E’ una parola che desta preoccupazione e procura ansia, in chi lo propone e in chi lo subisce. E’ l’interruzione del lavoro sia nelle aziende private, che nei servizi pubblici. E una libertà che tutte le Costituzioni democratiche permettono. E’ lo strumento con il quale lavoratori e pensionati fanno sentire la propria voce. Lo scopo è ottenere miglioramenti salariali e anche di condizioni generali di lavoro. Purtroppo chi non ha potere contrattuale non ha voce: al massimo può indire assemblee che non sempre hanno ampie adesioni e ottengono risultati.
Per essere espliciti, si tratta di una trattativa che solo con un ampio consenso ottiene qualche risultato. Le regole stabiliscono che lo sciopero non è gratuito, ma ha un costo anche per chi l’attiva. Da qui la sua forza: produce danno ad ambedue le parti contrattuali: aziende e lavoratori. Si esplicita in forme a volte così complesse da avere effetti nella vita di ogni giorno: trasporti, blocchi stradali, chiusure di servizi (scuola, sanità, comunicazione) che hanno conseguenze nella vita dei singoli e delle famiglie. In genere gli scioperi sono indetti da sigle sindacali (tre in Italia le maggiori) che hanno organizzazioni complesse e diffuse a livelli locali, provinciali e nazionali.
Se un tempo l’interruzione dei servizi aveva obiettivi esclusivamente economici, di recente hanno assunto valori politici ampi. E’ la voce del popolo che si fa sentire “bloccando il paese”. L’esempio a favore della Palestina, con il cessate il fuoco a Gaza ne è una chiara manifestazione. Peccato che, a volte, frange di estremisti, approfittano per distruggere, fare del male, contrastare con la violenza “i poteri”, di volta in volta, individuati. Avere la libertà di scioperare e di manifestare è un bene prezioso da conservare. E’ vero che occorre non approfittarne e vigilare perché siano lontane intenzioni perverse di smantellare la pace sociale. Tutelare la dignità delle persone nel lavoro e nella vita è una dialettica utile e vantaggiosa.

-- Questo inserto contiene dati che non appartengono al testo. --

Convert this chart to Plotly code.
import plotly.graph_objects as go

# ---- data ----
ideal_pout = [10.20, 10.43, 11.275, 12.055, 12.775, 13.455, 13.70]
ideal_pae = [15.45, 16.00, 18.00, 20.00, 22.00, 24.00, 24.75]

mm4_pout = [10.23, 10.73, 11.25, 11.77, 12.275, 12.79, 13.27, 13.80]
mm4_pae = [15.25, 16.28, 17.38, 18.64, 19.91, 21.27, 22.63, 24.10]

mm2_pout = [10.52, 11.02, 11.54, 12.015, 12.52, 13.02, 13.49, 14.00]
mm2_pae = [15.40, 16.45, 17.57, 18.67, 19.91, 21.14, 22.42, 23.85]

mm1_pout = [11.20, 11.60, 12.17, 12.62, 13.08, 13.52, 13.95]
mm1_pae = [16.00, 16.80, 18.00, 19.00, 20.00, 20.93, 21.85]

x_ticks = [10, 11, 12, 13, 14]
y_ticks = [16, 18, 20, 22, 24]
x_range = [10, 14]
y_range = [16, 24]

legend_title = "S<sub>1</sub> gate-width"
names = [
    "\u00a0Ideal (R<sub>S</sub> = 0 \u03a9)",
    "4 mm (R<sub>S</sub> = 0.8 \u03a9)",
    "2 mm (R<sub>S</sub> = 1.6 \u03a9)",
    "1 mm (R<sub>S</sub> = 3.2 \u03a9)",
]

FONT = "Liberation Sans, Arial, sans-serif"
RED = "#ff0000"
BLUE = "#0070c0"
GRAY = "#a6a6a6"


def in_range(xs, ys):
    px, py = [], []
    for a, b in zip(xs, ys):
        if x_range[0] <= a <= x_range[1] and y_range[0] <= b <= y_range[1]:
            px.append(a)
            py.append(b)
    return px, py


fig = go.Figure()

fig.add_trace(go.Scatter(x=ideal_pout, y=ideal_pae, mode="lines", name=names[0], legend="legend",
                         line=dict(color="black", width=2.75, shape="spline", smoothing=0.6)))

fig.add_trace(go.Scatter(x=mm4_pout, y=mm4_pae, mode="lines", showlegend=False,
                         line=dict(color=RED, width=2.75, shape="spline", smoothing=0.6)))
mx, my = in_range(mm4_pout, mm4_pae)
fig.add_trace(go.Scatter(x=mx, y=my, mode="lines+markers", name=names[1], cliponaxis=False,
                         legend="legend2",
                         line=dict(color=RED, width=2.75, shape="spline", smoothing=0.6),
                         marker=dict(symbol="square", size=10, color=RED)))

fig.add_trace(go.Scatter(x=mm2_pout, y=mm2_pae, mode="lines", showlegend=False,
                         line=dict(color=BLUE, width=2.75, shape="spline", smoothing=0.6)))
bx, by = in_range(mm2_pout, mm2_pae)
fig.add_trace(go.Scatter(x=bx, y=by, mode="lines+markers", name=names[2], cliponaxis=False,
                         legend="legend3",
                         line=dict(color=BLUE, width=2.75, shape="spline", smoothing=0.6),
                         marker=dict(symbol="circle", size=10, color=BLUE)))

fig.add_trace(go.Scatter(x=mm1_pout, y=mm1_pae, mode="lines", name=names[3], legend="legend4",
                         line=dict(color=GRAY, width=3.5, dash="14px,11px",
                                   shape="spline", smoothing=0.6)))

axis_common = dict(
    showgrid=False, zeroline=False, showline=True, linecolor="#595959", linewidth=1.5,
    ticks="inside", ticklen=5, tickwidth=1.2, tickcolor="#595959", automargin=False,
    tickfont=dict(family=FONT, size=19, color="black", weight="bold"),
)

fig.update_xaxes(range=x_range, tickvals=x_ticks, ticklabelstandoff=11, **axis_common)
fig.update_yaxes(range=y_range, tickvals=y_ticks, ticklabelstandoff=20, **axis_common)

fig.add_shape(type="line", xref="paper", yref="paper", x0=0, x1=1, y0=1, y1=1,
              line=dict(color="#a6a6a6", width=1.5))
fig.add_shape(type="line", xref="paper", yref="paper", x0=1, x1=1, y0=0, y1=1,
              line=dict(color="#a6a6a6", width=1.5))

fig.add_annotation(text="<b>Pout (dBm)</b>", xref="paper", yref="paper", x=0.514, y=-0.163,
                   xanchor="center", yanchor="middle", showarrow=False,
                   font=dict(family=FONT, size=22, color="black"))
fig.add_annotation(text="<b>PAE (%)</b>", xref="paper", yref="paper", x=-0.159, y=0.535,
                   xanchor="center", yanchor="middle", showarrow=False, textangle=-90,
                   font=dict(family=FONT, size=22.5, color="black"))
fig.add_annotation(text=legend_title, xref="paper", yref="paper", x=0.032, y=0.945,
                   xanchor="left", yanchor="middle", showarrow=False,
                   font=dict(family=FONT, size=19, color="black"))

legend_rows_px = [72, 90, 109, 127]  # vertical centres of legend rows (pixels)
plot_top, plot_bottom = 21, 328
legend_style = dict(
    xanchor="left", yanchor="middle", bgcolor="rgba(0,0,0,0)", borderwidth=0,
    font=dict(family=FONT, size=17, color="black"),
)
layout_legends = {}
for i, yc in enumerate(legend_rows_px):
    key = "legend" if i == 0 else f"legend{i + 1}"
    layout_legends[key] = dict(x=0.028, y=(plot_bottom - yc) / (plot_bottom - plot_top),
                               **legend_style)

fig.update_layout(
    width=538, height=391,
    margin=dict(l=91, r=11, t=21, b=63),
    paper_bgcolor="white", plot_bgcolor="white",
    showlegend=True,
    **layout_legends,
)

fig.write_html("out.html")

Se oggi, nei paesi occidentali evoluti, sono state fissate regole precise circa la regolamentazione nel lavoro e nella vita sociale, lo si deve a quanti, in tempi non sospetti, hanno individuato le condizioni di miglioramento. Senza dimenticare che addirittura qualcuno ha perduto la vita nello sforzo di chiedere migliori trattamenti. L’evoluzione positiva della vita sociale non ha limiti: il percorso va verso il miglioramento, continuamente. Gli sfruttamenti e le disuguaglianze sono dure a morire.